The first-even national report on digital connectivity of low-income parents with school age children finds that 23% of households with annual incomes under $65,000 do not have home Internet, resulting in educational, economic and civic inequities. The report, “Opportunity for All? Technology and Learning in Lower Income Families” by Rutgers University Professor Vikki Katz and Victoria Rideout, confirms many findings from the June 2015 CETF/The Field Poll study. Katz and Rideout underscore:
“The information and resources available on the Internet are now integral features of daily life for most Americans. Searching for employment and filling out job applications; researching the availability of government services; looking up health information, providers, and insurance options; learning how to fix a home appliance; mapping public transportation routes: these tasks are part and parcel of day-to-day life. Being connected to the Internet has become all the more essential as helpful resources for accomplishing these tasks have migrated online.”
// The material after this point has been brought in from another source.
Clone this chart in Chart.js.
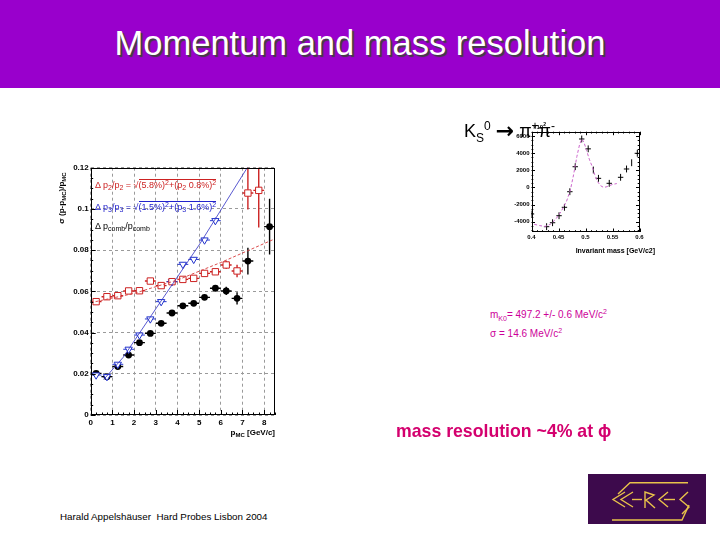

Katz and Rideout’s survey of 1,191 parents also revealed:
Most low- and moderate-income families have some form of Internet connection, but many are under-connected, with mobile-only access and inconsistent connectivity.
-Among families who have home Internet access, half (52%) say their access is too slow, one quarter (26%) say too many people share the same computer, and one fifth (20%) say their Internet has been cut off in the last year due to lack of payment.
-Among families with mobile-only access, three in ten (29%) say they have hit the data limits on their plan in the past year, one-quarter (24%) say they have had their phone service cut off in the past year due to lack of payment, and one fifth (21%) say too many people share the same phone for them to be able to get the time on it that they need.
Families headed by Hispanic immigrants are less connected than other low- and moderate-income families.
-One in ten (10%) immigrant Hispanic families have no Internet access at all, compared with 7% of U.S.-born Hispanics, 5% of Whites and 1% of Blacks.
-Four in ten (41%) Hispanic immigrant parents report mobile-only Internet access, compared with 25% of Blacks, 16% of Whites and 17% of U.S.-born Hispanics below the median income.
The main reason some families do not have home computers or Internet access is because they cannot afford it, but discounted Internet programs are reaching very few.
-Four in 10 parents without a home computer (40%) or home Internet access (42%) say the main reason they do not have these items is because they are too expensive.
-Only 6% of those with incomes below 185% of poverty (a common eligibility level for discounted service) say they have ever signed up for low-cost Internet access through programs specifically for lower-income families.
Katz and Rideout offer the following conclusions:
“Our study makes clear that the primary obstacle preventing greater equity in access and digital
participation—at least among families with school-aged children—is financial. … And currently, only a small proportion of families are benefiting from discounted Internet services designed to get low-income families with school-age children online.
The authors further argue, “[W]e believe that the challenges to connectivity that our study has showcased are solvable. Policymakers can address these issues with well-crafted policies that promote the right incentives and supports for families. … [This] will require innovative partnerships and new commitments aligning government, industry, education, and community leaders—including families themselves.”